The weekend gathering capped a triumphant year for her party, which romped to victory in European elections with a whopping 25% of the vote.
Should France hold a presidential election next week, polls say Marine Le Pen would thrash her challengers in the first round of voting – but would likely come up short in a runoff vote.
Either way, analysts say there is a very real chance the FN, as it is known in France, may one day wield power in France.
Like the French far right, Le Pen’s foreign guests have thrived on the gloom and anxiety sweeping across Europe in the wake of the financial crisis.
Addressing the FN conference, they treated the audience to a mix of fear-mongering and unbridled optimism, claiming their impending victory would save Europe from the present apocalypse.
First to speak was Geert Wilders, the platinum blond leader of Dutch Islamophobic party PVV, who hailed Marine Le Pen as “France’s next president”.
“Just like you, we don’t want foreigners to tell us they are masters in our country.

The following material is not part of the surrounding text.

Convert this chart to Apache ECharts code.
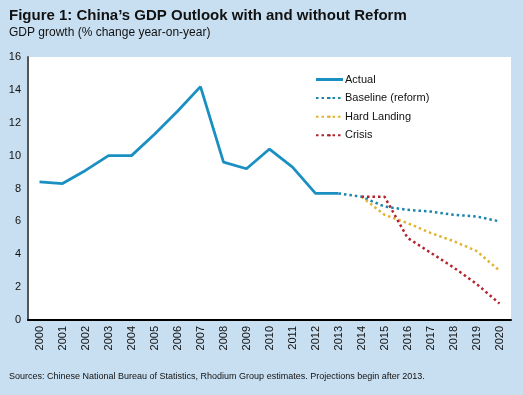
<!DOCTYPE html>
<html><head><meta charset="utf-8">
<script src="https://cdn.jsdelivr.net/npm/echarts@6/dist/echarts.min.js"></script>
<style>html,body{margin:0;padding:0;background:#c8dff1;}#c{width:523px;height:395px;}</style>
</head><body><div id="c"></div>
<script>
var years = ['2000','2001','2002','2003','2004','2005','2006','2007','2008','2009','2010','2011','2012','2013','2014','2015','2016','2017','2018','2019','2020'];
var actual = [8.4,8.3,9.1,10.0,10.0,11.3,12.7,14.2,9.6,9.2,10.4,9.3,7.7,7.7,null,null,null,null,null,null,null];
var baseline = [null,null,null,null,null,null,null,null,null,null,null,null,null,7.7,7.5,6.9,6.7,6.6,6.4,6.3,6.0];
var hardLanding = [null,null,null,null,null,null,null,null,null,null,null,null,null,null,7.5,6.4,5.9,5.3,4.8,4.2,3.0];
var crisis = [null,null,null,null,null,null,null,null,null,null,null,null,null,null,7.5,7.5,5.0,4.1,3.2,2.2,1.0];
var yTicks = [0,2,4,6,8,10,12,14,16];

var font = 'Liberation Sans';
var chart = echarts.init(document.getElementById('c'));
chart.setOption({
  backgroundColor: '#c8dff1',
  textStyle: {fontFamily: font},
  title: [
    {text: "Figure 1: China\u2019s GDP Outlook with and without Reform", left: 4, top: 3,
     textStyle: {fontFamily: font, fontWeight: 'bold', fontSize: 15, color: '#111'}},
    {text: 'GDP growth (% change year-on-year)', left: 4, top: 22,
     textStyle: {fontFamily: font, fontWeight: 'normal', fontSize: 12, color: '#111'}},
    {text: 'Sources: Chinese National Bureau of Statistics, Rhodium Group estimates. Projections begin after 2013.', left: 4, top: 367,
     textStyle: {fontFamily: font, fontWeight: 'normal', fontSize: 9, color: '#111'}}
  ],
  grid: {left: 28, right: 12, top: 57, bottom: 75, show: true, backgroundColor: '#fff', borderWidth: 0},
  legend: {
    orient: 'vertical', left: 310, top: 69, itemWidth: 27, itemHeight: 3, itemGap: 7.6,
    textStyle: {fontFamily: font, fontSize: 11, color: '#111', padding: [0, 0, 0, -3]},
    data: [{name: 'Actual', icon: 'rect'}, 'Baseline (reform)', 'Hard Landing', 'Crisis']
  },
  xAxis: {
    type: 'category', data: years, boundaryGap: true,
    axisLine: {lineStyle: {color: '#000', width: 2}},
    axisTick: {show: false},
    axisLabel: {rotate: 90, fontSize: 11, color: '#111', margin: 6, fontFamily: font}
  },
  yAxis: {
    type: 'value', min: 0, max: 16, interval: 2,
    axisLine: {show: true, lineStyle: {color: '#555', width: 2}},
    axisTick: {show: false},
    splitLine: {show: false},
    axisLabel: {fontSize: 11, color: '#111', margin: 7, fontFamily: font,
      formatter: function(v){ return yTicks.indexOf(v) >= 0 ? String(v) : ''; }}
  },
  series: [
    {name: 'Actual', type: 'line', data: actual, symbol: 'none', color: '#1a90c2',
     lineStyle: {width: 2.8, color: '#1a90c2'}},
    {name: 'Baseline (reform)', type: 'line', data: baseline, symbol: 'none', color: '#1a85ad',
     lineStyle: {width: 2.5, color: '#1a85ad', type: [2.5, 3]}},
    {name: 'Hard Landing', type: 'line', data: hardLanding, symbol: 'none', color: '#e2b331',
     lineStyle: {width: 2.5, color: '#e2b331', type: [2.5, 3]}},
    {name: 'Crisis', type: 'line', data: crisis, symbol: 'none', color: '#b3232d',
     lineStyle: {width: 2.5, color: '#b3232d', type: [2.5, 3]}}
  ]
});
</script></body></html>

We say: kick the criminals, the jihadists, the illegal migrants out,” he told the entirely Caucasian audience to rapturous applause.
Wilders, who left without listening to his colleague’s speeches, blasted the “betrayal of our multicultural elites, who destroy our identities and traditions”.
He was followed by Jiri Janecek of the Czech Republic’s conservative Ok Strana, railing against “immigrants who take our jobs and cannot tolerate our culture”.
Next up, Krasimir Karakachanov of Bulgaria’s ultra-nationalist VMRO delighted the crowd by declaring that “the symbol of Europe must be Joan of Arc, and not Conchita Wurst”, referring to Austria’s Eurovision-winning “bearded lady”.
There was praise from all sides for Putin’s Russia, and fierce condemnation of Western sanctions against Moscow.
“Why wage a commercial war on the main bulwark against the spread of barbaric, Islamic extremism?” asked Matteo Salvini, the new leader of Italy’s Northern League, sporting a T-shirt that read “Basta Euro” (Enough of the euro).